Today marks a very special time for me. It was two years ago that I landed in France, newly shed of most of my belongings and all I’d ever known. I thought this would be the perfect time to reflect summarily on my experiences in these past two years.
Complete and utter disorientation. Bags always half-packed for home. Steadily devolving language skills brought on by overwhelming stress. Mountains of bureaucracy. Anxiety, depression, grief, loneliness, and despair. “Oh, God, what have I done???!” Inability to nurture self and relationships. Awkward dependence upon others and an unbelievably steep learning curve.
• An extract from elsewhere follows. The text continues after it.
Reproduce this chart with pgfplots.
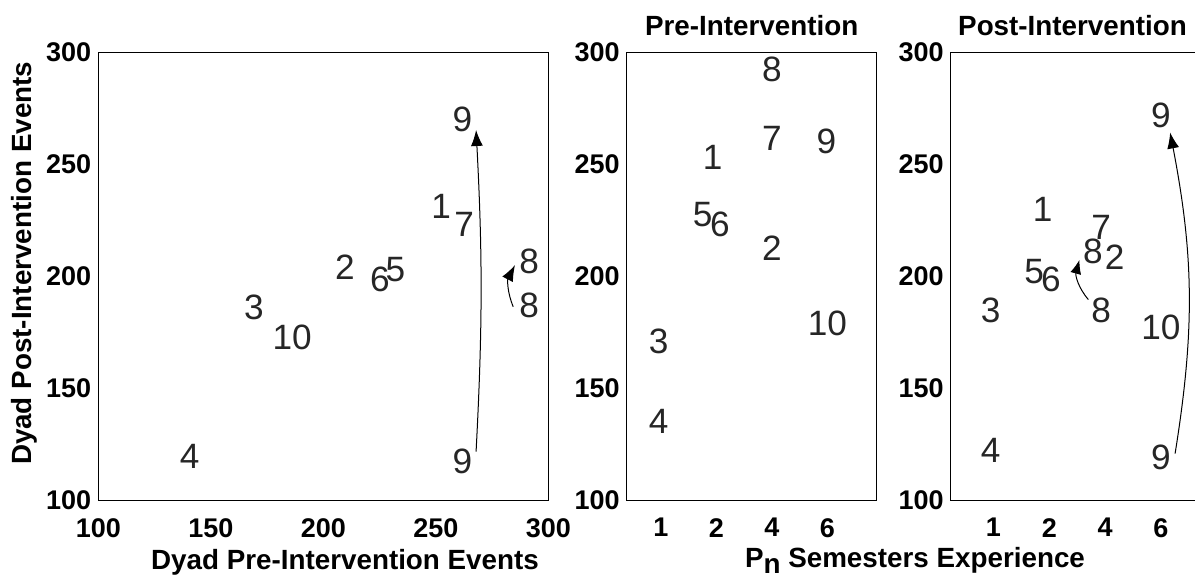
\documentclass[border=0pt]{standalone}
\usepackage{fontspec}
\setmainfont{Liberation Sans}
\usepackage{pgfplots}
\pgfplotsset{compat=1.18}
\usepackage{pgfplotstable}
\usetikzlibrary{arrows.meta}

\pgfplotstableread{
x y lab
261.8 270.3 9
252.4 231.2 1
262.6 223.5 7
209.6 204.1 2
232.0 203.0 5
225.2 198.7 6
169.2 186.3 3
186.2 172.7 10
140.6 120.0 4
261.8 117.4 9
291.5 206.7 8
291.5 187.1 8
}\scatterA

\pgfplotstableread{
x y lab
3.00 292.6 8
3.00 261.8 7
3.98 260.2 9
1.93 253.3 1
1.75 227.9 5
2.06 223.4 6
3.00 212.6 2
4.00 179.2 10
0.96 171.0 3
0.96 135.6 4
}\scatterPre

\pgfplotstableread{
x y lab
4.00 271.8 9
1.88 230.0 1
2.93 221.8 7
2.78 211.1 8
3.17 208.7 2
1.73 202.1 5
2.03 198.9 6
2.93 185.0 8
0.95 185.0 3
4.00 177.5 10
0.95 122.6 4
4.00 119.3 9
}\scatterPost

\tikzset{arr/.style={line width=0.5pt, -{Latex[length=8pt,width=6pt]}}}
\pgfplotsset{
  panel/.style={
    scale only axis, height=224pt, ymin=100, ymax=300, ytick={100,150,...,300},
    axis line style={line width=0.6pt},
    major tick length=0pt, tick style={draw=none},
    tick label style={font=\fontsize{13.5}{14}\selectfont\bfseries},
    xticklabel style={yshift=-5.3pt},
    /pgf/number format/assume math mode=true,
    clip=false, anchor=south west,
  },
  lbl/.style={only marks, mark=none, nodes near coords, point meta=explicit symbolic,
    every node near coord/.append style={anchor=center, inner sep=0pt,
      font=\fontsize{17.6}{18}\selectfont, text=black!85}},
}

\begin{document}
\begin{tikzpicture}
\begin{axis}[panel, at={(49.15pt,37.15pt)}, width=225pt,
  xmin=100, xmax=300, xtick={100,150,...,300}]
\addplot[lbl] table[x=x, y=y, meta=lab] {\scatterA};
\draw[arr] (axis cs:267.9,121.9) to[bend right=3] (axis cs:267.9,265.5);
\draw[arr] (axis cs:284.4,186.6) to[bend left=25] (axis cs:285.2,205.2);
\end{axis}

\begin{axis}[panel, at={(313.35pt,37.15pt)}, width=125pt,
  xmin=0.382, xmax=4.887, xtick={1,2,3,4}, xticklabels={1,2,4,6}]
\addplot[lbl] table[x=x, y=y, meta=lab] {\scatterPre};
\end{axis}

\begin{axis}[panel, at={(475.35pt,37.15pt)}, width=122.65pt,
  xmin=0.233, xmax=4.629, xtick={1,2,3,4}, xticklabels={1,2,4,6}]
\addplot[lbl] table[x=x, y=y, meta=lab] {\scatterPost};
\draw[arr] (axis cs:4.254,121) to[bend right=10] (axis cs:4.165,264.4);
\draw[line width=0.5pt, -{Latex[length=7pt,width=5.5pt]}] (axis cs:2.70,189.8) to[bend left=28] (axis cs:2.54,207.5);
\end{axis}

\begin{scope}[every node/.style={font=\fontsize{13.9}{14}\selectfont\bfseries, inner sep=0pt}]
\node[anchor=base] at (172.5pt,3pt) {Dyad Pre-Intervention Events};
\node[anchor=base] at (457.5pt,3.6pt) {P\raisebox{-0.2em}{n} Semesters Experience};
\node[anchor=base, rotate=90] at (15.75pt,155.8pt) {Dyad Post-Intervention Events};
\node[anchor=base] at (375.85pt,269.8pt) {Pre-Intervention};
\node[anchor=base] at (536.25pt,269.8pt) {Post-Intervention};
\end{scope}

\pgfresetboundingbox
\path[use as bounding box] (0,0) rectangle (597.5pt,287.5pt);
\end{tikzpicture}
\end{document}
Dwindling bureaucratic challenges. Oscillation between optimism and pessimism, socializing and withdrawing. Rediscovering and redefining of self. Healing through turning inward. Knowing more of the language than I think I do and surprising myself on several occasions but still having zero confidence with it. Sick of being dependent, but still not able to do much about it. Trying to create opportunities and relationships; some take off, but most fall flat. “This will never work!” Every day I wake up, so every day I keep trying.
Well, I don’t know yet, obviously. But as I am still here, my intent is to dig my heels in, force myself to find more opportunities to integrate, do some things that scare the crap out of me, and refocus on the language in a more regimented way. To be honest, if it weren’t for the political situation in the US, I may very well have gone home by now where I know I can make a decent living and be surrounded by like-minded friends and community where I can solve all my problems IN ENGLISH!
But here I am, and here I remain, for as long as I do or am allowed, taking it one day at a time, dreaming a little bigger, using my energy in more effective ways, and simply remembering to practice gratitude, courage, resilience, and opening to possibility. Oh, and French!